Using tweeter sentiment and stock market price signal correlation to predict next day closing price
Using tweeter sentiment and stock market price signal correlation to predict next day closing price.
Note, this is for demonstration purposes only. I know literally nothing about the stock market. You should not use this demo to make or support your financial decisions.

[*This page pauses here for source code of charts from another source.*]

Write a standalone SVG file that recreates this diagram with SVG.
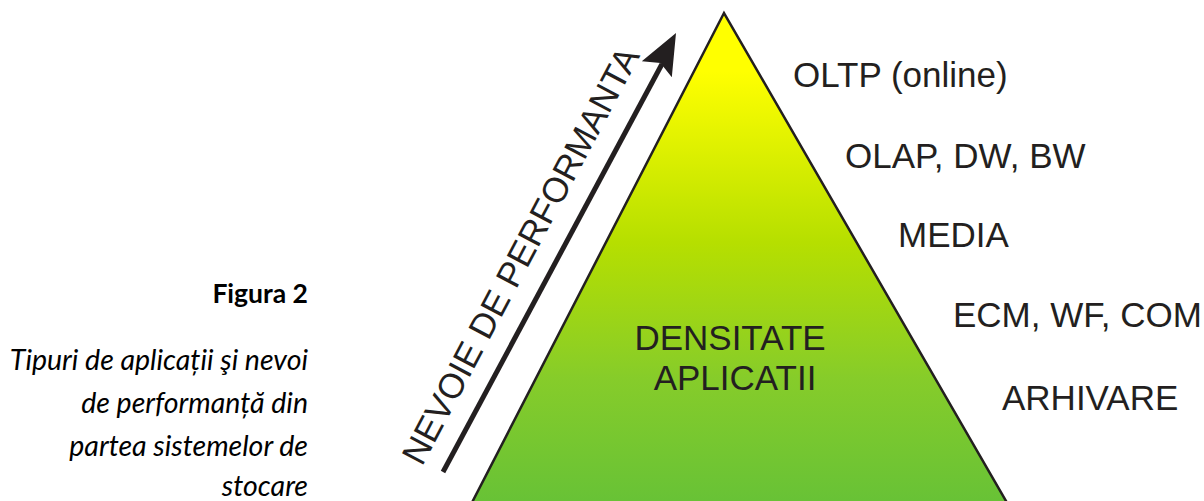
<svg xmlns="http://www.w3.org/2000/svg" width="1204" height="501" viewBox="0 0 1204 501">
<style>
.lbl{font-family:"Liberation Sans",Arial,sans-serif;font-size:35px;fill:#231F20}
.cap{font-family:Lato,"Open Sans",sans-serif;fill:#000;text-anchor:end}
.it{font-size:28.5px;font-style:italic}
</style>
<defs>
<linearGradient id="g" gradientUnits="userSpaceOnUse" x1="0" y1="13" x2="0" y2="501">
<stop offset="0.12" stop-color="#FFFF00"/>
<stop offset="0.47" stop-color="#B6DF00"/>
<stop offset="0.75" stop-color="#86CC2A"/>
<stop offset="1" stop-color="#68C236"/>
</linearGradient>
</defs>
<rect width="1204" height="501" fill="#FFFFFF"/>
<g id="caption">
<text class="cap" x="308" y="303" font-size="26.5" font-weight="bold">Figura 2</text>
<text class="cap it" x="308" y="370">Tipuri de aplicații şi nevoi</text>
<text class="cap it" x="308" y="413">de performanță din</text>
<text class="cap it" x="308" y="456">partea sistemelor de</text>
<text class="cap it" x="308" y="496">stocare</text>
</g>
<g id="pyramid">
<polygon points="724,13 463,520 1017,520" fill="url(#g)" stroke="#231F20" stroke-width="2.5" stroke-linejoin="miter"/>
<text class="lbl" x="730" y="350" text-anchor="middle" font-size="34">DENSITATE</text>
<text class="lbl" x="735" y="390" text-anchor="middle" font-size="34">APLICATII</text>
</g>
<g id="labels">
<text class="lbl" x="793" y="87">OLTP (online)</text>
<text class="lbl" x="845" y="168">OLAP, DW, BW</text>
<text class="lbl" x="898" y="247">MEDIA</text>
<text class="lbl" x="953" y="327">ECM, WF, COM</text>
<text class="lbl" x="1002" y="410">ARHIVARE</text>
</g>
<g id="connectors">
<line x1="443" y1="472" x2="662" y2="64" stroke="#231F20" stroke-width="5"/>
<polygon points="676,33 641.8,61.2 660.5,63 671.8,77.2" fill="#231F20"/>
<text class="lbl" transform="translate(422,467) rotate(-62.05)" font-size="36">NEVOIE DE PERFORMANTA</text>
</g>
</svg>
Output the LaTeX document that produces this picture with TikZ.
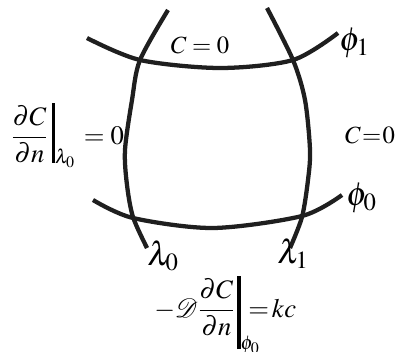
\documentclass[tikz,border=0pt]{standalone}
\usepackage{mathptmx}
\newcommand{\dCdn}{\displaystyle\frac{\partial C}{\partial n}}
\newcommand{\evbar}[2]{{\vrule width 2.4pt height #1 depth #2}}

\begin{document}
\begin{tikzpicture}[
    x=0.75pt, y=-0.75pt,
    gridline/.style={line width=3.2pt,black!88},
    curvelbl/.style={inner sep=0pt,anchor=base west,font=\fontsize{25}{28}\selectfont},
    bclbl/.style={inner sep=0pt,font=\fontsize{18.5}{22}\selectfont},
    eqlbl/.style={inner sep=0pt,anchor=base west,font=\fontsize{20}{24}\selectfont}
  ]
  \useasboundingbox (0,0) rectangle (397,351);
  % lambda lines
  \draw[gridline] plot[smooth] coordinates {(168,10) (140,60) (132,100) (125,150) (127,185) (133,217) (147,248)};
  \draw[gridline] plot[smooth] coordinates {(267,8) (293,60) (305,100) (310,150) (308,180) (302,217) (290,248)};
  % phi lines
  \draw[gridline] plot[smooth] coordinates {(87,38) (140,60) (220,68) (293,60) (338,33)};
  \draw[gridline] plot[smooth] coordinates {(93,200) (133,218) (213,228) (302,216) (342,195)};

  \node[curvelbl] (phi1) at (339,50) {$\phi_1$};
  \node[curvelbl] (phi0) at (346,205) {$\phi_0$};
  \node[curvelbl] (lam0) at (147,265) {$\lambda_0$};
  \node[curvelbl] (lam1) at (277,263) {$\lambda_1$};

  \node[bclbl] (ctop) at (200,45) {$C\mkern4mu{=}\mkern4mu0$};
  \node[bclbl] (cright) at (370,135) {$C\mkern1mu{=}\mkern1mu0$};

  \node[eqlbl] (bclam) at (11,144) {$\dCdn\kern3pt\evbar{31pt}{14pt}_{\lambda_0}\kern2pt = 0$};
  \node[eqlbl] (bcphi) at (154,317) {${-}\mathcal{D}\dCdn\kern2pt\evbar{31pt}{24pt}_{\phi_0}\kern-9pt{=}\,kc$};
\end{tikzpicture}
\end{document}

DON’T DO IT!
Dependant components
Once you get the data flow configured using these components, you can follow the following linear regression model creation, its evaluation against your data set, and running predictions using the trained model.
#standardSQL
CREATE OR REPLACE MODEL stocker.price_model
OPTIONS
(model_type='linear_reg', input_label_cols=['price']) AS
SELECT
p.price,
p.closingPrice as prev_price,
c.symbol,
c.magnitude * c.score as sentiment,
CAST(c.retweet AS INT64) as retweet
FROM stocker.content c
JOIN stocker.price p on c.symbol = p.symbol
AND FORMAT_TIMESTAMP('%Y-%m-%d', c.created) = FORMAT_TIMESTAMP('%Y-%m-%d', p.quotedAt)
WHERE c.score <> 0
AND RAND() < 0.01
results in
This statement created a new model named stocker.price_model
#standardSQL
INSERT stocker.price_mode_eval (
eval_ts,
mean_absolute_error,
mean_squared_error,
mean_squared_log_error,
median_absolute_error,
r2_score,
explained_variance
) WITH T AS (
SELECT
*
FROM
ML.EVALUATE(MODEL stocker.price_model,(
SELECT
p.price,
p.closingPrice as prev_price,
c.symbol,
c.magnitude * c.score as sentiment,
CAST(c.retweet AS INT64) as retweet
FROM stocker.content c
JOIN stocker.price p on c.symbol = p.symbol
AND FORMAT_TIMESTAMP('%Y-%m-%d', c.created) = FORMAT_TIMESTAMP('%Y-%m-%d', p.quotedAt)
WHERE c.score <> 0
))
)
SELECT
CURRENT_TIMESTAMP(),
mean_absolute_error,
mean_squared_error,
mean_squared_log_error,
median_absolute_error,
r2_score,
explained_variance
FROM T
results in
mean_absolute_error mean_squared_error mean_squared_log_error median_absolute_error r2_score explained_variance
3.2502161606238453 227.0738450661901 0.008387276788977339 0.12880176496196327 0.9990422574648288 0.999079865551752
The R2 score is a statistical measure that determines if the linear regression predictions approximate the actual data. 0 indicates that the model explains none of the variability of the response data around the mean. 1 indicates that the model explains all the variability of the response data around the mean.
#standardSQL
INSERT stocker.price_prediction (
symbol,
prediction_date,
after_closing_price,
predicted_price
) WITH T AS (
SELECT
dt.symbol as symbol,
p.closingPrice as after_closing_price,
ROUND(AVG(dt.predicted_price),2) as predicted_price
FROM
ML.PREDICT(MODEL stocker.price_model,
(
SELECT
p.price,
p.closingPrice as prev_price,
c.symbol,
c.magnitude * c.score as sentiment,
CAST(c.retweet AS INT64) as retweet
FROM stocker.content c
JOIN stocker.price p on c.symbol = p.symbol
AND FORMAT_TIMESTAMP('%Y-%m-%d', c.created) = FORMAT_TIMESTAMP('%Y-%m-%d', p.quotedAt)
)) dt
join stocker.price p on p.symbol = dt.symbol
where p.closingDate = FORMAT_TIMESTAMP('%Y-%m-%d', CURRENT_TIMESTAMP(), "America/Los_Angeles")
group by
dt.symbol,
p.closingPrice
)
SELECT
symbol,
FORMAT_TIMESTAMP('%Y-%m-%d', CURRENT_TIMESTAMP(), "America/Los_Angeles"),
after_closing_price,
predicted_price
FROM T
SELECT
symbol,
prediction_date,
after_closing_price,
predicted_price
FROM stocker.price_prediction
group by
symbol,
prediction_date,
after_closing_price,
predicted_price
order by 1, 2